December 6, 2020

How do we Keep Trusting People—when our Worldviews are so Wildly Different?

Author’s warning: This article will likely push buttons and piss some people off, but I am daring to write it anyway. Another caveat, please recognize that I am sharing my observations and not stating absolutes about people who voted either way.


The election of a lifetime took place more than a month ago and we are still sloshing about in the murky waters of deliberate disinformation about who won.

Joe Biden received 51.38 percent, 81,255,823 popular votes, and 302 electoral votes. Donald Trump received 46.91 percent, 74,196,128 popular votes, and 232 electoral votes.

The ballots have been counted and recounted in various states multiple times at the behest of the current occupant of the Oval Office. Each time, the results indicate that he will be vacating 1600 Pennsylvania Avenue on January 20th, and still, he persists in attempting to shred the Constitution and stomp on the electoral process.

His message is amplified by those of his party who fear retribution if they speak truth to power. Some have shared, with the promise of confidentiality, that they know Joe Biden and Kamala Harris won, but won’t publicly rock the boat. Sadly, by refusing to do that, they are complicit in attempting to sink the ship.

How does one man hold so much power in a country that is set up to have checks and balances to prevent such an event?

Two questions I have for them: are you willing to sell your souls and sell out the country you took an oath to protect and defend? How do you look yourself in the eye and still support him either by verbalization or omission?
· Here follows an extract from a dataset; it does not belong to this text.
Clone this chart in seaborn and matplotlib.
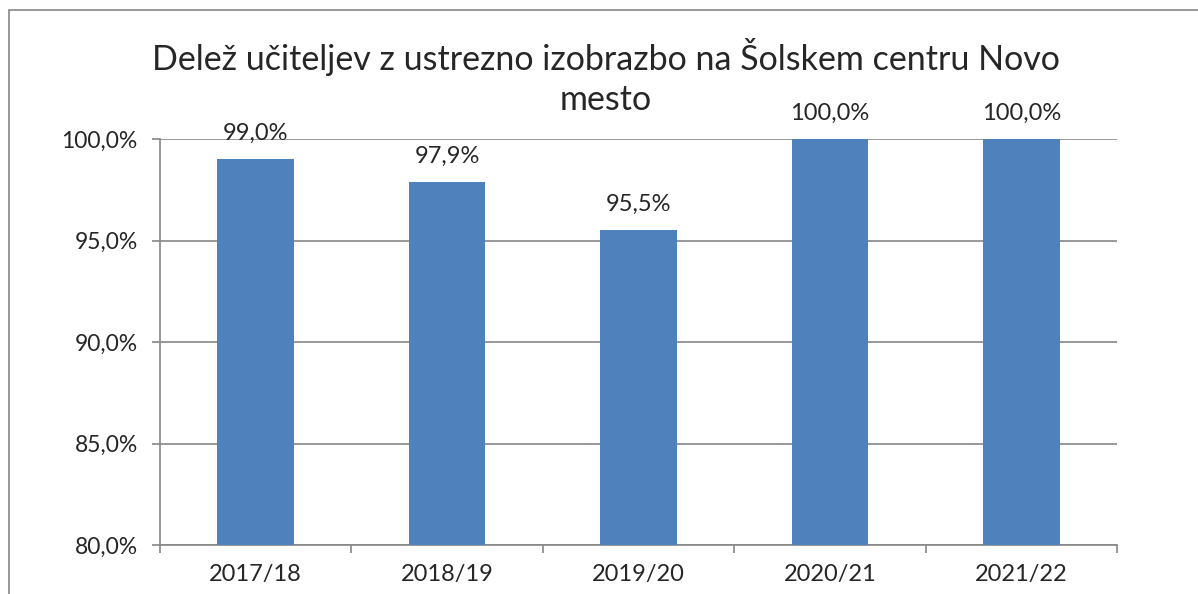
import matplotlib
matplotlib.use("Agg")
import matplotlib.pyplot as plt
import matplotlib.patches as mpatches
from matplotlib.ticker import FuncFormatter, MultipleLocator
import seaborn as sns
import pandas as pd

# podatki
leta = ["2017/18", "2018/19", "2019/20", "2020/21", "2021/22"]
delez = [99.0, 97.9, 95.5, 100.0, 100.0]
naslov_1 = "Delež učiteljev z ustrezno izobrazbo na Šolskem centru Novo"
naslov_2 = "mesto"

df = pd.DataFrame({"leto": leta, "delez": delez})

sns.set_theme(style="white")
plt.rcParams["font.family"] = ["Lato", "DejaVu Sans"]

fig = plt.figure(figsize=(11.98, 5.94), dpi=100)
ax = fig.add_axes([160 / 1198, 1 - 545 / 594, (1117 - 160) / 1198, (545 - 139) / 594])

sns.barplot(data=df, x="leto", y="delez", color="#4f81bd", width=0.4,
            saturation=1, linewidth=0, ax=ax, zorder=3)

ax.set_ylim(80, 100)
ax.set_xlim(-0.5, len(leta) - 0.5)
ax.yaxis.set_major_locator(MultipleLocator(5))
ax.yaxis.set_major_formatter(FuncFormatter(lambda v, p: f"{v:.1f}%".replace(".", ",")))
ax.grid(axis="y", color="#868686", linewidth=1.2, zorder=0)
ax.set_axisbelow(True)

for s in ["top", "right"]:
    ax.spines[s].set_visible(False)
for s in ["left", "bottom"]:
    ax.spines[s].set_color("#868686")
    ax.spines[s].set_linewidth(1.2)

# kljukice med kategorijami, oznake na sredini
ax.set_xticks([i - 0.5 for i in range(len(leta) + 1)], minor=False)
ax.set_xticklabels([])
ax.set_xticks(range(len(leta)), minor=True)
ax.set_xticklabels(leta, minor=True, fontsize=17)
ax.tick_params(axis="x", which="major", length=6, width=1.2, color="#868686", direction="out", bottom=True)
ax.tick_params(axis="x", which="minor", length=0, pad=14)
ax.tick_params(axis="y", length=6, width=1.2, color="#868686", direction="out", left=True, labelsize=16.5, pad=10)

for i, v in enumerate(delez):
    ax.annotate(f"{v:.1f}%".replace(".", ","), xy=(i, v), xytext=(0, 11),
                textcoords="offset points", ha="center", va="bottom", fontsize=17,
                annotation_clip=False)

ax.set_xlabel("")
ax.set_ylabel("")
fig.text(606 / 1198, 1 - 57 / 594, naslov_1, ha="center", va="center", fontsize=24.5)
fig.text(606 / 1198, 1 - 100 / 594, naslov_2, ha="center", va="center", fontsize=24.5)

# zunanji okvir grafikona
fig.patches.append(mpatches.Rectangle((9 / 1198, -0.1), 1.2, 1 - 10 / 594 + 0.1,
                                      transform=fig.transFigure, fill=False,
                                      edgecolor="#868686", linewidth=1.2))

fig.savefig("out.png", dpi=100)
Today, I listened to an interview with a self-identified Trump-supporting,Christian mom named Deborah Homeister and her self-identified Biden-supporting openly gay son, Ryan Spahn.

They each professed love for the other while disagreeing about their choice of candidate. Both spoke calmly and listened while the other was sharing their perspective. Mom was indicating that her reasons for voting for the outgoing president were his policies. She admitted she and her friends didn’t like him personally. I kept interjecting as if she could hear me, “Voting for his policies is voting for him.” Mom is also recovering from COVID-19, and her son helped to take care of her. It amazes me that she could still endorse a man whose inaction and minimization in the face of scientific evidence and medical guidance contributed to her condition and the death of 280,634 in this country to date.

The conversation was primarily centered around mom’s proclaimed pro-life stance. My inner monologue with her continued, “Are you pro-life or anti-abortion? If life is sacred while in the womb, does it become less so, once born?” Ryan’s focus was on his feelings of bewilderment that she could support a man who endangered his rights and even his existence. To her credit, Deborah mentioned a few times that she needed to do more reading about what her son was saying. I reached out to both of them to share my feedback. I admire their ability to love beyond divisiveness.

Admittedly, I have stepped back from a few family members and friends who voted for the current occupant of the Oval Office. It’s difficult, still, for me to realize how different our values are.

I have heard from some folks that they were just as frightened of the outcome that I ultimately celebrated. The majority of people in my life voted as I did, and we shake our heads at the paradigm difference with those who saw fit to vote for someone whose values they would say they don’t share.

Never underestimate the power of cognitive dissonance.

The concept of “calling in” instead of “calling out” came to my attention a few days ago.

As a peace and social justice activist, I have become adept at “calling out” what I perceive are harmful attitudes and actions, holding firm to the foundational belief that to turn a blind eye and stay silent is tantamount to approval.

Professor Loretta J. Ross teaches a class at Smith College where she invites participants to take a deep dive exploration into their values and biases, inherent and learned. She says, “I think you can understand how calling out is toxic. It really does alienate people, and makes them fearful of speaking up.”

I have created some rules for myself if I see a social media post that flies in the face of my sensibilities. I run my potential response through the “Three Gates,” which I heard are attributed to Buddhism and Sufism: “Is it kind? Is it true? Is it necessary?”

The first two are generally easier to enter and pass through. The third, not so much. I ask myself if I am willing to invest the time in attempting to be with those who might adamantly disagree. I am told by some that I should recognize that everyone has the right to their opinion or that, as a therapist and minister, I should be non-judgmental. If I witnessed someone about to do something that would endanger themselves or others, I would feel honor-bound to step in. I don’t name call but clearly state my concerns. I have gone behind the scenes to discuss issues with a few cousins who justify voting as they did, and nothing I said would convince them. They would likely believe that nothing they could tell me would change my mind about my support for the incoming president.

I know that with the inauguration of #46 in January, I will feel relieved, but will remain aware of the work that still needs to be done to mend the rend.

Can I sit with those who voted for four more years of chaos, death, and destruction and call them into my circle, and not shut them out by calling them out? My fervent prayer is that I can.